Only the lines from the one holding "Give me the D3.js source for this chart." through the one holding "const tick = 11;" are to be retyped, exactly as they appear, with both boundary lines included.
########################################
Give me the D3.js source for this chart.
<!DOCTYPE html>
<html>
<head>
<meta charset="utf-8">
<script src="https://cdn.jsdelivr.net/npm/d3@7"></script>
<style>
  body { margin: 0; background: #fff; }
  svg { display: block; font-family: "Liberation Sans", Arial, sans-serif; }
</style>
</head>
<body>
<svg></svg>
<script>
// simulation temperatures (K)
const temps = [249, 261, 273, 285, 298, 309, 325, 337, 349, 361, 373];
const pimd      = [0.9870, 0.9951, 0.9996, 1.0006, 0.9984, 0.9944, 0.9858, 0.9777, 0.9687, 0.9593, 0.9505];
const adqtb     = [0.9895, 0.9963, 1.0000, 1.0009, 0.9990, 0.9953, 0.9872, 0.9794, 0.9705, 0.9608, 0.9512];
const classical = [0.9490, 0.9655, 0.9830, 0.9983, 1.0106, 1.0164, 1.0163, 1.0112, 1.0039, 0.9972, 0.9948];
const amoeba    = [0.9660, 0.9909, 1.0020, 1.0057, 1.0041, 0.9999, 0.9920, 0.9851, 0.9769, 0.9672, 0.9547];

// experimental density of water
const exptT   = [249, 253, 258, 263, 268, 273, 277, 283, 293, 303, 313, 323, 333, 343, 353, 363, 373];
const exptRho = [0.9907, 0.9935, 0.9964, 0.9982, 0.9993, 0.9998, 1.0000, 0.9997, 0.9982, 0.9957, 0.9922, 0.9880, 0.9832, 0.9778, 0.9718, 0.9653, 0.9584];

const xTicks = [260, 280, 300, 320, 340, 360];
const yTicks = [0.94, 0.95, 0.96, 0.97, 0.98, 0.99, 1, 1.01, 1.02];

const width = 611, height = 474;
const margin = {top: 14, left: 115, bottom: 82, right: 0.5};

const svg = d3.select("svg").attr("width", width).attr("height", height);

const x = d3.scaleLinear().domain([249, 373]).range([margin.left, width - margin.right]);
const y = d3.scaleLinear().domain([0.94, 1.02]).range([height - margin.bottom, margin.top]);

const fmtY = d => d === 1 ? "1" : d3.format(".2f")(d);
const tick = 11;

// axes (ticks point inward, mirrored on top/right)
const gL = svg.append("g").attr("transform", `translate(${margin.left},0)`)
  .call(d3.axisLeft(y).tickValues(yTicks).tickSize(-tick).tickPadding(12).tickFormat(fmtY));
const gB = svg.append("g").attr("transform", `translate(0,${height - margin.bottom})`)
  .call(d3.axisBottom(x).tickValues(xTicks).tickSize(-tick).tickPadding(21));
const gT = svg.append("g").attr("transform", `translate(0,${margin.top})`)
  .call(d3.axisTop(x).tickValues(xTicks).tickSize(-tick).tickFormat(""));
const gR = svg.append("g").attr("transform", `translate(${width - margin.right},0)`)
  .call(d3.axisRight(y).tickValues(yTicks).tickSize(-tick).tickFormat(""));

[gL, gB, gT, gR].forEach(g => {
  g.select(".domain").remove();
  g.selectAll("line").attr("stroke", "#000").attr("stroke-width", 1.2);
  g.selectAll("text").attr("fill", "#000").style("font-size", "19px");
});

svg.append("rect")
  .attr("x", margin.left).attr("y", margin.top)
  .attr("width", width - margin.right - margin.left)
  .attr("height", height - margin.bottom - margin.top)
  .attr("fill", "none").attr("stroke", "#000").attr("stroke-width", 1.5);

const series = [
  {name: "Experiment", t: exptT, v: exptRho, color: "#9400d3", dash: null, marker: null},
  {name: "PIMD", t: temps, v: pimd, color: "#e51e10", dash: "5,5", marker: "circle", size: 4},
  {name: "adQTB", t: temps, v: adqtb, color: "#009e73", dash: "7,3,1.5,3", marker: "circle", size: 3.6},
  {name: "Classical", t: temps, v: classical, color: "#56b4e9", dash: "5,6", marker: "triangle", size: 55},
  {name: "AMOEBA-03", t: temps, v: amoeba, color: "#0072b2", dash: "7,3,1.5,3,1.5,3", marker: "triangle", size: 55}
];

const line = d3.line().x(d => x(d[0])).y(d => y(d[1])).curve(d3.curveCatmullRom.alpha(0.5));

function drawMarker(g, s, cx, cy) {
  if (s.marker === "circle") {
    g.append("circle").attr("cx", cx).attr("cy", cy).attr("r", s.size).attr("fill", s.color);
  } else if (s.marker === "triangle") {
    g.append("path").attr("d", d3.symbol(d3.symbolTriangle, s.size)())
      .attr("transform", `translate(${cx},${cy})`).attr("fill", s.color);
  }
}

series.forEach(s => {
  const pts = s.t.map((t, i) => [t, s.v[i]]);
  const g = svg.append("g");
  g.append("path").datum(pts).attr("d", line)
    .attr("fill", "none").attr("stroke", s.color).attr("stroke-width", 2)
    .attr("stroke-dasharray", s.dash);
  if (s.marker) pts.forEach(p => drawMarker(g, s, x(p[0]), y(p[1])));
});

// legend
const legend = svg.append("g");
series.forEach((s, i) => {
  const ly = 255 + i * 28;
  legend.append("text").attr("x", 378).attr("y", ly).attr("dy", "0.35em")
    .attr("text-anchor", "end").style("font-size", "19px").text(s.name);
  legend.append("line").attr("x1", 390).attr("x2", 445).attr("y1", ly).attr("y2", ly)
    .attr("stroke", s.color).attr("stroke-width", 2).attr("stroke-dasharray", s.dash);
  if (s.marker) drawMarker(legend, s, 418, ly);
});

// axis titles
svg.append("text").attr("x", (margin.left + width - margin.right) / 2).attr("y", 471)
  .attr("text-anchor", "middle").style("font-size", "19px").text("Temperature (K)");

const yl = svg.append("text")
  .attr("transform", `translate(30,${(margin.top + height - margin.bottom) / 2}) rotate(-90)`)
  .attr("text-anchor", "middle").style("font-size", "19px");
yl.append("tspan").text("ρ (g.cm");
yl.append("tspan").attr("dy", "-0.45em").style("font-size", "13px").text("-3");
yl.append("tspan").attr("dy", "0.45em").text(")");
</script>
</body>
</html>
########################################
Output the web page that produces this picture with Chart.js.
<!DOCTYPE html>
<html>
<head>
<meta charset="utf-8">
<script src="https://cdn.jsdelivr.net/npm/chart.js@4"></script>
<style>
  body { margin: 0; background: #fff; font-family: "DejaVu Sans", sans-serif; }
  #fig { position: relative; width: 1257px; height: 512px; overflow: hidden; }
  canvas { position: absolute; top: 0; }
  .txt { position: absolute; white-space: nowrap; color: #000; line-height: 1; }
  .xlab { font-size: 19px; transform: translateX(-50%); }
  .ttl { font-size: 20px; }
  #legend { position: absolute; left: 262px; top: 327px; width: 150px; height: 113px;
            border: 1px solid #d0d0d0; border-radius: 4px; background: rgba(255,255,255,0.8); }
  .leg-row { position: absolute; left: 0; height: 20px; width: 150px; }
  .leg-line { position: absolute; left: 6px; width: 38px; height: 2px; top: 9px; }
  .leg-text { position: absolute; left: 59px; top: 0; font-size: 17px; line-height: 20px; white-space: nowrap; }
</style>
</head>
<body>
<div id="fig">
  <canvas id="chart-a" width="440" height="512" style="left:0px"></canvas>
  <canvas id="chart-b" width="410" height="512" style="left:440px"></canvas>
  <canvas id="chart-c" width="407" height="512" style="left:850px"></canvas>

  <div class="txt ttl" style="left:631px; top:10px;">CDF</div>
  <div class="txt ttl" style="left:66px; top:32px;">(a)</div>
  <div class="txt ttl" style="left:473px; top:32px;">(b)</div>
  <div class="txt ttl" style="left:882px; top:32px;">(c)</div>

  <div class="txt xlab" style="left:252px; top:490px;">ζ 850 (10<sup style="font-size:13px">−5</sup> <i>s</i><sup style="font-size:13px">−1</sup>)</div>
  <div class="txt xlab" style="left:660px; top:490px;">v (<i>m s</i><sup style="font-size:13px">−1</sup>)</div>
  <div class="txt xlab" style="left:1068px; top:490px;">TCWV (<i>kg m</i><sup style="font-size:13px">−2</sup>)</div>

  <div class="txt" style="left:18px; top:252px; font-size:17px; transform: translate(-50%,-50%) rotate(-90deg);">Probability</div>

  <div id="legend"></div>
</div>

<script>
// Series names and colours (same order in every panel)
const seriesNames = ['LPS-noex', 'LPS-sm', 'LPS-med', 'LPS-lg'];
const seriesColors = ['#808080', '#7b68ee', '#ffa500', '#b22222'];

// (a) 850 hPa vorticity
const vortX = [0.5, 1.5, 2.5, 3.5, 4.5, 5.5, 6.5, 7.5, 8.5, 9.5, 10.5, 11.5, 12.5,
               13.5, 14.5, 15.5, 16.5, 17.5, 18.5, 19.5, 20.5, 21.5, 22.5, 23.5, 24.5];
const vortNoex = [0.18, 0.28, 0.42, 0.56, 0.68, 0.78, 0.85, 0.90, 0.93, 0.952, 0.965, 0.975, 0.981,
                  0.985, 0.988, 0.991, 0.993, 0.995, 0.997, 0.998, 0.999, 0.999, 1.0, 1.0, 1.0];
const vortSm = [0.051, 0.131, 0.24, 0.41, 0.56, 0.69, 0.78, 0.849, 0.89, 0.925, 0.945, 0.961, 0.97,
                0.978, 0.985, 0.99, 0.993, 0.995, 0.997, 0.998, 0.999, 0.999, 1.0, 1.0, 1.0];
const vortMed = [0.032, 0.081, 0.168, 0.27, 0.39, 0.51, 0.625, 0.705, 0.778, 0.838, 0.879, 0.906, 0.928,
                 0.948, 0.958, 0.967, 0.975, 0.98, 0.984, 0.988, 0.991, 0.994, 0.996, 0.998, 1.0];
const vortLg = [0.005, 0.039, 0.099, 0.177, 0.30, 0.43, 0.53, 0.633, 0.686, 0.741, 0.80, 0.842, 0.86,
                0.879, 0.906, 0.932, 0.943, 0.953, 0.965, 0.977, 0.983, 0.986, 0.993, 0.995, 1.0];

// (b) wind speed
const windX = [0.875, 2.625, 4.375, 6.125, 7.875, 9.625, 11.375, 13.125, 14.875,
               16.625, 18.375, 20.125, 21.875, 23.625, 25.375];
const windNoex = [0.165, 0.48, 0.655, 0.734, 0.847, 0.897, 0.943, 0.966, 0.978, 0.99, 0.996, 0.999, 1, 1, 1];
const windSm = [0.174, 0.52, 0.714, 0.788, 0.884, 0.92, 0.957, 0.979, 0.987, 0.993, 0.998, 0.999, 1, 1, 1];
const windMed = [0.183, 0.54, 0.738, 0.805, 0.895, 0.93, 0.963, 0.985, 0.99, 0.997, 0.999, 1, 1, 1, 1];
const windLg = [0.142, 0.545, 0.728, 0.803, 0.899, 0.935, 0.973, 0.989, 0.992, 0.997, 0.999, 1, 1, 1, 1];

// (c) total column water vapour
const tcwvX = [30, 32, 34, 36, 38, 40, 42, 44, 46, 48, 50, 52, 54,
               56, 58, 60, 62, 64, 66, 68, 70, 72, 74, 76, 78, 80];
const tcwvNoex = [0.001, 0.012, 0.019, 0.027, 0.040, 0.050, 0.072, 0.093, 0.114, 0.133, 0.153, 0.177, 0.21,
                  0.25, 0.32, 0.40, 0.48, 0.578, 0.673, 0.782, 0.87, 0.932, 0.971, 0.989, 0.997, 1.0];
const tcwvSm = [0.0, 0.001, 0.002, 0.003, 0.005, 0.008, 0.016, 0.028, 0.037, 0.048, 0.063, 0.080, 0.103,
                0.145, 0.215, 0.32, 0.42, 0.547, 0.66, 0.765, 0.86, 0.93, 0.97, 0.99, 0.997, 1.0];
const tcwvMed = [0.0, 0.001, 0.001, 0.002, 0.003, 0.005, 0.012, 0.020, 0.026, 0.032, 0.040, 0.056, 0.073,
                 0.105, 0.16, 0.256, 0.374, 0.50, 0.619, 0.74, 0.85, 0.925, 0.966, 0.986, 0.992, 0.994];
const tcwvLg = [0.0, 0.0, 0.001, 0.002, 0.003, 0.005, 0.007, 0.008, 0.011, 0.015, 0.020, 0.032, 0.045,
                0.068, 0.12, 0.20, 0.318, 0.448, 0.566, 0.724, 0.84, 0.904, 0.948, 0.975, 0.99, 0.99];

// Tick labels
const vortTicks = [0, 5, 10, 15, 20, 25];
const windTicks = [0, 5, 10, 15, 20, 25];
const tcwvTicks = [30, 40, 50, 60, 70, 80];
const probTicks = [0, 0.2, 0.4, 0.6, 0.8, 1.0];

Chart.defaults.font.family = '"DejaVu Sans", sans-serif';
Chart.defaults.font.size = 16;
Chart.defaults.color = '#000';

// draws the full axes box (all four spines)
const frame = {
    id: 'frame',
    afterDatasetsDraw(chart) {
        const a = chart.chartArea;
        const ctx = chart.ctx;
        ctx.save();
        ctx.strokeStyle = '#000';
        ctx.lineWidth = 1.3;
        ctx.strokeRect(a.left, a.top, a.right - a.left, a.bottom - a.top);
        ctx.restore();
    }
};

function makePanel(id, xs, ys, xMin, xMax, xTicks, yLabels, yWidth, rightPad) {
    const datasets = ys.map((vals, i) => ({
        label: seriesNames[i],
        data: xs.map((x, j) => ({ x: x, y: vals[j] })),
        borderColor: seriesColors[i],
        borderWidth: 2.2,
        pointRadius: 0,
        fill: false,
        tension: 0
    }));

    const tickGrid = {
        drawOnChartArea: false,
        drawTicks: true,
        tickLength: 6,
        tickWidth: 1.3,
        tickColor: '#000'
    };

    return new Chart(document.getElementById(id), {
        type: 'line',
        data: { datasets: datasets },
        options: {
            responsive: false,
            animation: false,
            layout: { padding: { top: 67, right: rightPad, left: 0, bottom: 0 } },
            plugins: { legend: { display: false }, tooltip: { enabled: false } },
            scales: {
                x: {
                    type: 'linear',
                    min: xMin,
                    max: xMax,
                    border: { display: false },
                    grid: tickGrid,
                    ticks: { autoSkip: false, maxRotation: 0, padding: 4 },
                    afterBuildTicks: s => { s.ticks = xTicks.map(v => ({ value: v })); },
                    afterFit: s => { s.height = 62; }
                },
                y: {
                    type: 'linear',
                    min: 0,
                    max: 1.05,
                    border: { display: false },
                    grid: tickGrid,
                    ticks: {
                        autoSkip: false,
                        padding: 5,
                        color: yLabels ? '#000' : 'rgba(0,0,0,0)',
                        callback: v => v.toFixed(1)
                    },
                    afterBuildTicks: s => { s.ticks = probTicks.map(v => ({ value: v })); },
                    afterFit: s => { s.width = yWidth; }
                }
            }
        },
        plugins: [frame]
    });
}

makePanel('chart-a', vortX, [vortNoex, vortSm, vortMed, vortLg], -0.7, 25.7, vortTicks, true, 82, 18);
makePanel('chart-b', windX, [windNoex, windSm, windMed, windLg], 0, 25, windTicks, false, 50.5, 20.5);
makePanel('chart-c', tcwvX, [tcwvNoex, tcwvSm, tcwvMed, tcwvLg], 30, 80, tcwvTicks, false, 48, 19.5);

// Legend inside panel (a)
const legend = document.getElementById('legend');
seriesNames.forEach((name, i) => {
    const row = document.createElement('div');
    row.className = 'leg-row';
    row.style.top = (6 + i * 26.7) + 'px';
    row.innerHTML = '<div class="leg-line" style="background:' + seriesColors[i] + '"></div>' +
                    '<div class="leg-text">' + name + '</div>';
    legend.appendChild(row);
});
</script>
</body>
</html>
########################################
**The output**
Give me the D3.js source for this chart.
<!DOCTYPE html>
<html>
<head>
<meta charset="utf-8">
<script src="https://cdn.jsdelivr.net/npm/d3@7"></script>
<style>
  body { margin: 0; background: #fff; }
  svg { display: block; font-family: "Liberation Sans", Arial, sans-serif; }
</style>
</head>
<body>
<svg></svg>
<script>
// simulation temperatures (K)
const temps = [249, 261, 273, 285, 298, 309, 325, 337, 349, 361, 373];
const pimd      = [0.9870, 0.9951, 0.9996, 1.0006, 0.9984, 0.9944, 0.9858, 0.9777, 0.9687, 0.9593, 0.9505];
const adqtb     = [0.9895, 0.9963, 1.0000, 1.0009, 0.9990, 0.9953, 0.9872, 0.9794, 0.9705, 0.9608, 0.9512];
const classical = [0.9490, 0.9655, 0.9830, 0.9983, 1.0106, 1.0164, 1.0163, 1.0112, 1.0039, 0.9972, 0.9948];
const amoeba    = [0.9660, 0.9909, 1.0020, 1.0057, 1.0041, 0.9999, 0.9920, 0.9851, 0.9769, 0.9672, 0.9547];

// experimental density of water
const exptT   = [249, 253, 258, 263, 268, 273, 277, 283, 293, 303, 313, 323, 333, 343, 353, 363, 373];
const exptRho = [0.9907, 0.9935, 0.9964, 0.9982, 0.9993, 0.9998, 1.0000, 0.9997, 0.9982, 0.9957, 0.9922, 0.9880, 0.9832, 0.9778, 0.9718, 0.9653, 0.9584];

const xTicks = [260, 280, 300, 320, 340, 360];
const yTicks = [0.94, 0.95, 0.96, 0.97, 0.98, 0.99, 1, 1.01, 1.02];

const width = 611, height = 474;
const margin = {top: 14, left: 115, bottom: 82, right: 0.5};

const svg = d3.select("svg").attr("width", width).attr("height", height);

const x = d3.scaleLinear().domain([249, 373]).range([margin.left, width - margin.right]);
const y = d3.scaleLinear().domain([0.94, 1.02]).range([height - margin.bottom, margin.top]);

const fmtY = d => d === 1 ? "1" : d3.format(".2f")(d);
const tick = 11;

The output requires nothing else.